The towers of Washington's only skyline rose around me. The lights of the WJLA zipper rounded the corner in Times Square fashion. But where were the hustlers? The bootleg DVD vendors? The Naked Cowboy? There was not even a Naked GS-13. But perhaps the night was young.
Whenever I'm in Manhattan I try to take in a show, and I behaved no differently in Rosslyn. The theater district is on North Kent Street, and it was to there that I hied, to Synetic Theater's production of "Kafka's Metamorphosis."
The ticket was $40, a bargain when I think of how much I paid for "Miss Saigon." Since curtain wasn't for half an hour, I decided to have a quick drink. I don't know about you, but if I'm going to (SPOILER ALERT) watch a man turn into a bug, I deserve to have necked at least one beer. I considered asking where the nearest watering hole was but decided to let serendipity be my guide.
Serendipity let me down. I walked the rectangle that is Wilson Boulevard, North Lynn, 19th and North Kent streets without encountering anything other than Chipotle, Starbucks, Chopt . . . My heart rose briefly when I saw a sign for 7 Cleaners. I thought it might be one of those concept bars, a gritty unfinished space with an industrial vibe and drinks served in old Windex bottles. But, no, it was a dry cleaners. And it was closed.
The Synetic show was interesting. I guess if it had been on Broadway, it would have been called "Cockroach!" and featured singing, dancing and a lobby full of souvenir Gregor Samsa dolls.
It was now 9:30, probably too early for the most fashionable boîtes to have much of a crowd, but I was hungry and thirsty. I settled into a sidewalk table at Piola, a pizzeria (with a location in New York, I noted). Outside the Asian restaurant next door, a waiter was noisily chaining chairs together, lest they disappear overnight.
Ah, Rosslyn pizza! There's nothing quite like it: perfect at the edges of the crust, watery and undercooked in the center.
My bill paid, I went in search of nightlife. But where? I walked west on Wilson and saw the Rhodeside Grill, but, consulting the map in the back of my copy of Rosslyn magazine, I realized it was not in Rosslyn. I was staying strictly inside the orange border on my map.
I hailed a cab, hopped in and explained to the driver that Rosslyn magazine had called his fair city (his "fare" city, if you will) "Manhattan on the Potomac."
He made a noise that sounded suspiciously like a laugh, then said, "Manhattan? No."
I had heard good things about a bar called Continental, so I asked to be taken there. Before going in, I decided to stroll in Rosslyn's version of Central Park, an oasis of green called Gateway Park that's built over Interstate 66. But a sign read: "Open from sunrise until 1/2 hour after sunset.
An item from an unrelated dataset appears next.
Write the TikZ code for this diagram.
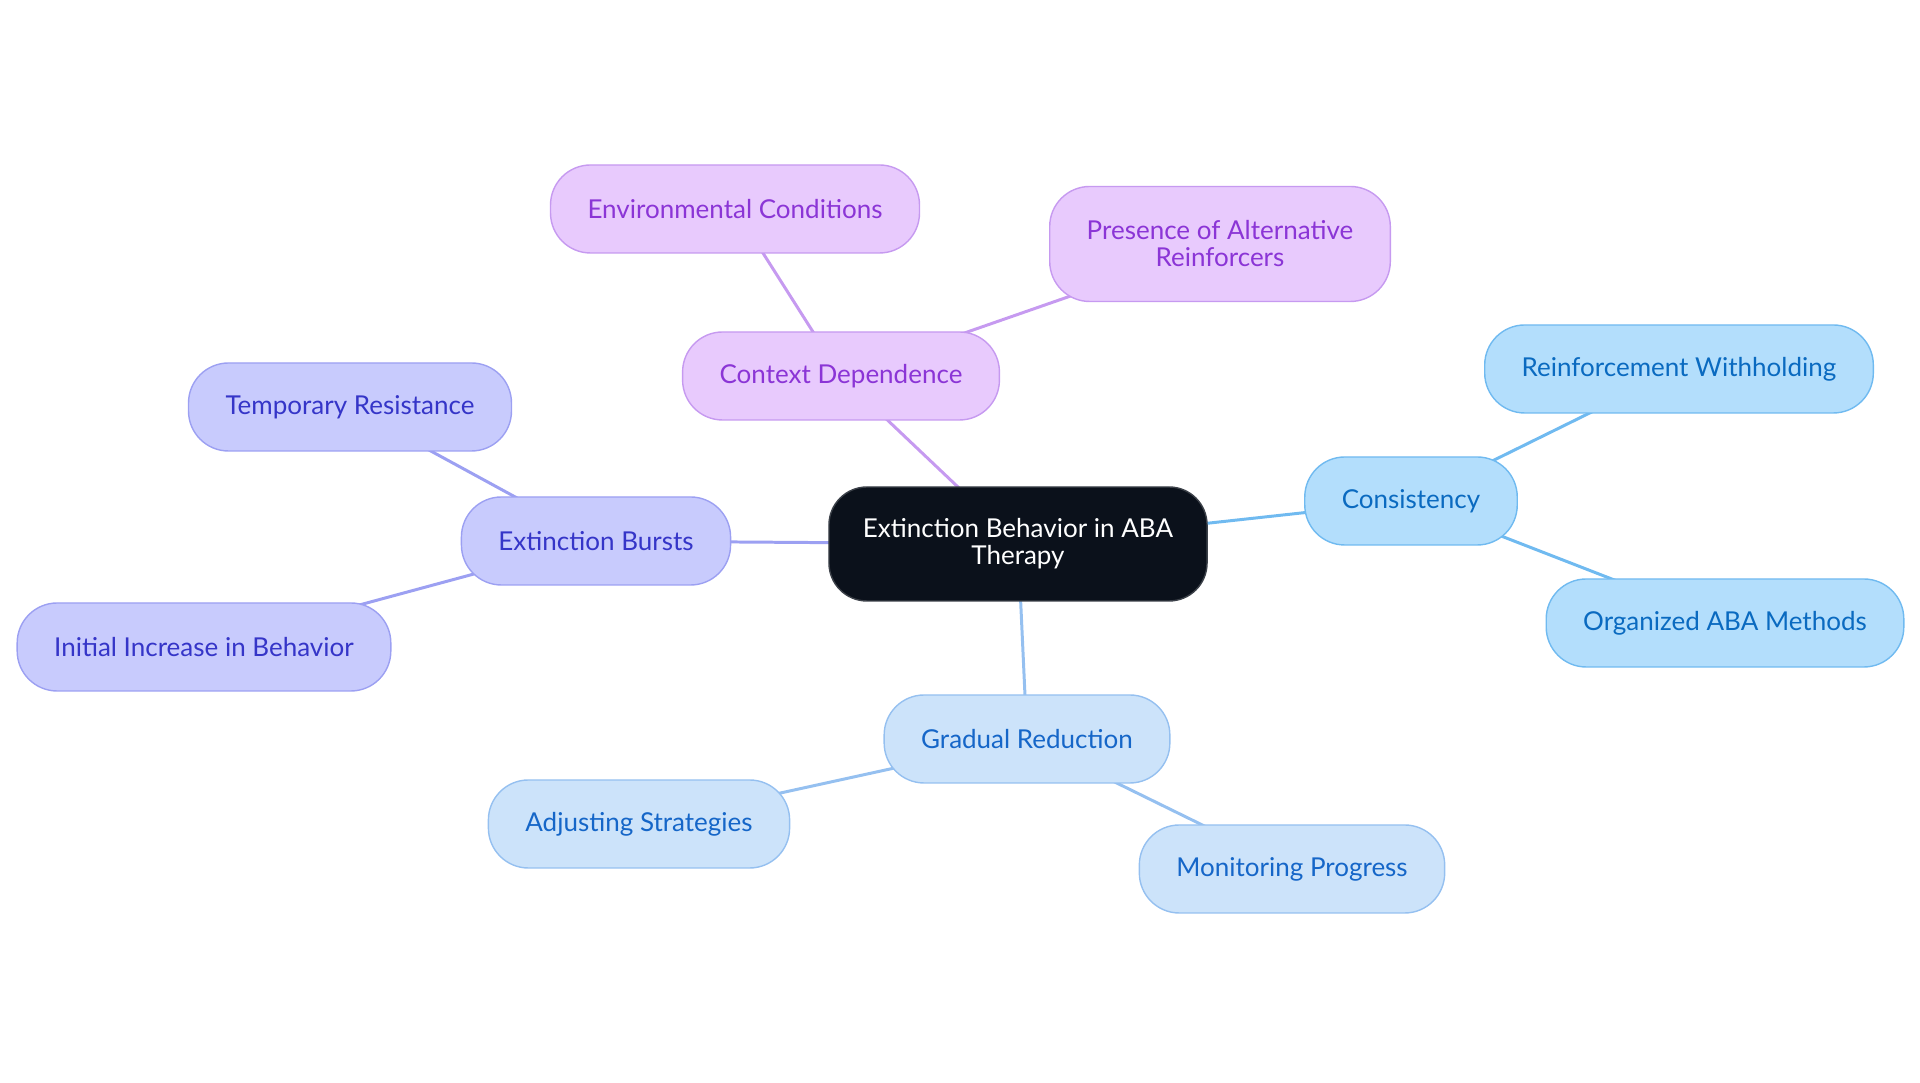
\documentclass[tikz,border=0pt]{standalone}
\usepackage{fontspec}
\setmainfont{Lato}
\usetikzlibrary{backgrounds}
\definecolor{cdark}{HTML}{0B111B}
\definecolor{pfill}{HTML}{E8CAFD}
\definecolor{pline}{HTML}{C69AF0}
\definecolor{ptext}{HTML}{8B35D6}
\definecolor{ifill}{HTML}{C8CBFD}
\definecolor{iline}{HTML}{9CA0F2}
\definecolor{itext}{HTML}{3535C8}
\definecolor{gfill}{HTML}{CCE3FA}
\definecolor{gline}{HTML}{95C0F0}
\definecolor{gtext}{HTML}{1566C8}
\definecolor{sfill}{HTML}{B3DEFC}
\definecolor{sline}{HTML}{70BAF0}
\definecolor{stext}{HTML}{0A6AC0}
\tikzset{
  every picture/.style={font=\fontsize{7.4}{7.7}\selectfont},
  topic/.style={draw=#1line, fill=#1fill, text=#1text, line width=0.4pt, rounded corners=0.4cm,
    align=center, inner xsep=0.37cm, minimum height=0.88cm},
  root/.style={draw=cdark!80, fill=cdark, text=white, line width=0.4pt, rounded corners=0.38cm,
    align=center, inner xsep=0.34cm, minimum height=1.14cm},
  link/.style={draw=#1line, line width=0.85pt},
}

\begin{document}
\begin{tikzpicture}
  \useasboundingbox (0,0) rectangle (19.2,10.83);
  % centre
  \node[root] (root) at (10.18,5.39) {Extinction Behavior in ABA\\Therapy};
  % context branch
  \node[topic=p] (ctx) at (8.41,7.07) {Context Dependence};
  \node[topic=p] (env) at (7.35,8.74) {Environmental Conditions};
  \node[topic=p, minimum height=1.15cm] (alt) at (12.20,8.39) {Presence of Alternative\\Reinforcers};
  % consistency branch
  \node[topic=s] (cons) at (14.11,5.82) {Consistency};
  \node[topic=s] (withh) at (16.79,7.14) {Reinforcement Withholding};
  \node[topic=s] (org) at (17.25,4.60) {Organized ABA Methods};
  % gradual reduction branch
  \node[topic=g] (grad) at (10.27,3.44) {Gradual Reduction};
  \node[topic=g] (adj) at (6.39,2.59) {Adjusting Strategies};
  \node[topic=g] (mon) at (12.92,2.14) {Monitoring Progress};
  % bursts branch
  \node[topic=i] (bursts) at (5.96,5.42) {Extinction Bursts};
  \node[topic=i] (temp) at (3.50,6.76) {Temporary Resistance};
  \node[topic=i] (init) at (2.04,4.36) {Initial Increase in Behavior};
  % connectors
  \begin{scope}[on background layer]
    \draw[link=p] (root.center) -- (ctx.center);
    \draw[link=p] (ctx.center) -- (env.center);
    \draw[link=p] (ctx.center) -- (alt.center);
    \draw[link=s] (root.center) -- (cons.center);
    \draw[link=s] (cons.center) -- (withh.center);
    \draw[link=s] (cons.center) -- (org.center);
    \draw[link=g] (root.center) -- (grad.center);
    \draw[link=g] (grad.center) -- (adj.center);
    \draw[link=g] (grad.center) -- (mon.center);
    \draw[link=i] (root.center) -- (bursts.center);
    \draw[link=i] (bursts.center) -- (temp.center);
    \draw[link=i] (bursts.center) -- (init.center);
  \end{scope}
\end{tikzpicture}
\end{document}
No trespassing at other times."
There were plenty of tables to choose from at Continental. I sat at the bar. "We have a big happy-hour crowd," explained the bartender, Megan Hamlin.
A man in dreadlocks saw the Rosslyn magazine I was clutching. "They slipped that under my door," he said between sips at a lager. " 'Manhattan on the Potomac' -- that's a horrible analogy."
He explained that he lives in an apartment a few blocks away. He'd never been to Manhattan, he said, but he had a sense of it. He liked Rosslyn but said, "Let's have appreciation and pride for who we are. The Potomac isn't the Hudson River, so why force it?"
My own beer drained, I wanted to gaze down at Rosslyn from one of its skyscrapers, only to find them locked tight. JBG is building enormous twin towers, one with a public observation level, but they won't be finished for three years. I didn't have time to wait around -- the last train was leaving -- but I'll be back to the Big, um, Blueberry!